Preparing for STEM Education

There is a lot of buzz right now about STEM schools. Science, Technology, Engineering, and Mathematics are given high priority at these schools. I think it is the current evolution of concentrating on science and math (which has been a focus of discussion for the 35+ years I have been in education).

Because of modern advancements, technology and engineering have also been given a seat at the same table. As I was reading an article recently about STEM in preschool (Stem Comes to Preschool, Exploring Science: Spotlight on Young Children. 2013, NAEYC), I again was convinced that the critical thinking support we offer to young children is essential for them to be successful in STEM educational programs. Children are naturally interested in science and technology. With the right type of materials and support, their interest in constructing and engineering will also be evident. I have found from my years of teaching, that children are usually interested in mathematical principles at an early age.

But, for some reason, math becomes a negative and unsuccessful experience for many people. Unsuccessful experiences can come in any of these four areas if a child is not given strong support during the early childhood years. At the conclusion of the article mentioned above, the author states, “…regardless of ability, young children are ready, willing, and able to engage in STEM activities.” The key factor here, however, is making sure the teachers are ready with appropriate teaching techniques and materials.

What are your thoughts? I’d love to hear your comments and insight in the comments section below.



2 responses

  1. I’m a professor of chemistry. I also do a lot of volunteering with little ones (Boys+Girls club, toddler Sunday school class etc.) providing science activities. Young children LOVE STEM activities. However, many of the ECE majors I encounter as a faculty member have a strong dislike or even fear of STEM. I often wonder how this attitude towards STEM will affect the children they will teach. I also wonder what I can do as a scientist to support STEM in the early years and to support teachers. Unfortunately, there’s a large gap between ECE teachers and scientists. Science outreach is rarely at the preschool level. ECE teachers doubt that scientist have the background to be able to connect with young children.

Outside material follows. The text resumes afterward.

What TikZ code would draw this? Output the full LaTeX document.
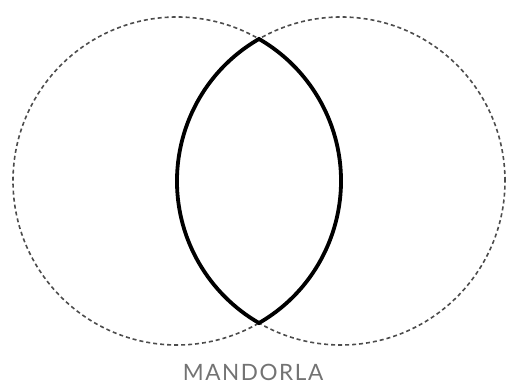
\documentclass[tikz,border=0pt]{standalone}
\usepackage{fontspec}
\setmainfont{Lato}
\begin{document}
\begin{tikzpicture}[x=1pt,y=1pt,
  guide/.style={draw=black!70, line width=1.6pt, dash pattern=on 4pt off 3pt},
  lens/.style={draw=black, line width=3.8pt, line join=miter},
  caption/.style={text=black!55, font=\fontsize{22.5}{23}\selectfont\addfontfeature{LetterSpace=7}, inner sep=0pt}]
\useasboundingbox (0,0) rectangle (507,385);
\coordinate (cl) at (177,204);
\coordinate (cr) at (341,204);
\draw[guide] (cl) circle[radius=164];
\draw[guide] (cr) circle[radius=164];
\coordinate (top) at (259,346.03);
\draw[lens] (top) arc[start angle=120,end angle=240,radius=164] arc[start angle=-60,end angle=60,radius=164] -- cycle;
\node[caption] (cap) at (253,12.5) {MANDORLA};
\end{tikzpicture}
\end{document}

  2. In understand your point completely. I agree it is an issue. It is sad, because young children are so in tune with science. They really are curious about how the world works. We see a similar problem with teachers and math. Working at the university I can’t tell you how many times I hear my student say, “I have always struggled with math.” or “I don’t like math.” I am concerned with sending a teacher into a classroom of young children with that attitude. It certainly seems to perpetuate over and over again. I think we will see a lot more trainings and materials for science, math, and technology for teachers of young children. But, I agree with you that we really need to work on the attitude, as well.